Importantly, neither real £ exchange rate is significantly below their levels in the 1990s or after the 2007/8 financial crisis (only the real ULC based series appears slightly below the post financial crisis lows). Given the constrained benefits of those previous £ depreciations, there’s little reason to argue that UK net exports are about to surge, especially in a low world trade growth environment in which structural contraints factors have grown (integrated supply chains and specialisation have certainly progressed since 1992, even if they have slowed a little recently).
Indeed, given these constellation of factors £ may well need to overshoot it’s eventual medium-term level if UK net exports are to provide a major support to GDP growth and hence offset the propsective slowdowns in corporate investment and household consumption (driven by protracted uncertainty and declining real incomes). In other words, further sterling depreciation seems likely to be necessary.
A small step takes us to FEER-type approaches to determining “equilibrium” exchange rates – which focus (cyclically adjusted) current account deficits. And Brexit puts the UK’s 5.7% of GDP current account deficit, the highest in the G10 (see chart above) into greater focus and suggests that further £ depreciation is required to move the current account deficit to a more-sustainable level. Indeed, Goldman Sachs recently argued that £ remains 10% overvalued on this basis (see here).
Such approaches have the benefit of potentially capturing the important structural break which Brexit represents, unlike many of the filter-based approaches often employed by market participants. Indeed, my previous post argued that a worrying sign was that the current account deficit has recently become increasingly financed by more volatile portfolio inflows (with net FDI inflows drying up). But FX Valuation effects cause me to aim off the Goldman’s headline 10% overvaluation conclusion, via two main mechanisms.
- First, sterling’s depreciation will raise the sterling value of foreign investment earnings – indeed this seems effect may well provide a more powerful boost to the UK current account than (stickier) net exports. Recall that the UK current account deficit has reached record levels mainly because of weaker net investment income, reflecting lower foreign yields, rather than because of particularly weak UK net exports (see my April post).
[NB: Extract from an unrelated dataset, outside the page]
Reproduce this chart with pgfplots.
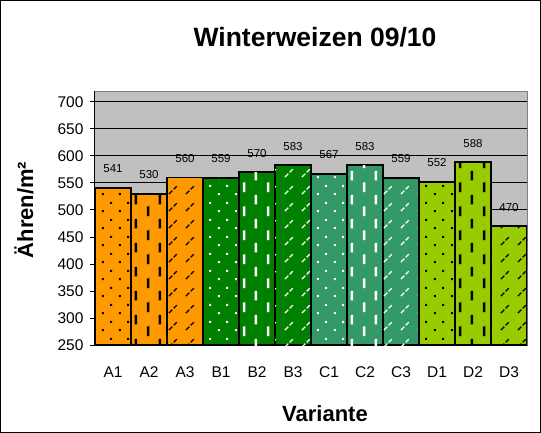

- Second, the currency composition of UK foreign assets and liabilities means that £ depreciations generate improvements in the UK’s international investment position (i.e.net foreign assets). Such valuation effects This helps explain why the UK IIP has not deteriorated sharply despite persistsnt
Unfortunately, we don’t get sight of the Q3 current account data until 22 December. But it’s possible that sterling’s depreciation may raise the attractivenes of some UK assets to foreign suitors e.g. following Softbank’s acquisition of ARM.
Near-term £ stability, potential sell rallies strategies
Sterling’s relative stabilisisation in recent days has been underpinned by traders’ hopes that Government concessions to Parliament mean that hard Brexit isn’t inevitable. Plus Chancellor Hammond has rowed back on PM May’s ill-advised apparent attack on BoE independence (BoE Governor Carney today graciously extended the olive branch). But May’s concessions to Parliament aren’t substantive: it will be hard for parliament to reject a proposed Brexit deal close to it’s signing, given the wish to avoid the provoking further uncertainty and market volatility.
But it’s notable that the continued £ weakness has coincided with 10 year gilt yields spiking sharply (see chart). This validating my earlier views that risk risk premia on £ assets were set to rise (see my April post as well as earlier this month here). The spike in gilt yields has, importantly, lagged the rise in UK inflation breakevens (which could be starting to concern the MPC) thereby leaving the UK with the lowest real interest rates in the G10 (see Chart) and hence undermining any potential support to the £ generated by higher yields. The bottom line is that yields are rising for “bad” reasons and £ is most vulnerable to rising risk premia in the near term. And, as Governor Carney noted, such risk premia effects can only rise if politicians keep taking pot shots at BoE independence (hopefully the Government will internaluse this lesson). Moroever, £ implied volatilities remain elevated, even if substantially below their levels around the referendum.
So overall I stick to my previous view that sterling will likely fall further – especially once reality bites on the difficulty confronting Article 50 negotiations and Brexit’s slow-burn adverse economic impacts become more apparent in the data (weak UK corporate investment and hiring, adverse hit to government finances).
Conversely, a November MPC rate cut now looks less likely than it did a few weeks ago, if not impossible, given that near-term data haven’t fallen off a cliff (Thursday’s preliminary Q3 GDP release is likely to be OK given relatively-robust services sector output) and inflationary pressures are mounting (which would be positive after several years of undershooting the target were it not for the likely adverse impact on household real incomes). And squeezes of extended short £ positions can’t be ruled out (although I noted here that they had been resilient to mini risk-off periods).
So in the near-term investors may well shift to selling £ rallies and £ could well trade sideways. That said, £/$ could fall below 1.20 on a December FOMC rate rise (around 70% priced) but €/£ could fall back should the 4 Dcember Italian referendum produce a “no” vote (the polls are too close to call) or should the ECB extend QE in December. Draghi last week offered investors hope of further action in December when the phrase “there are no signs yet of a convincing upward trend in underlying inflation.” was added to the ECB opening statement and Draghi noted that the anticipated rise in inflation is “predicated on current financing conditions”. But Draghi was (unsurprisingly) unforthcoming on the work of the Committees examinng how to ensure continued smooth implementation of ECB measures and recent better EA data (PMIs and German IFO survey this week) mean that a QE extension isn’t a done deal.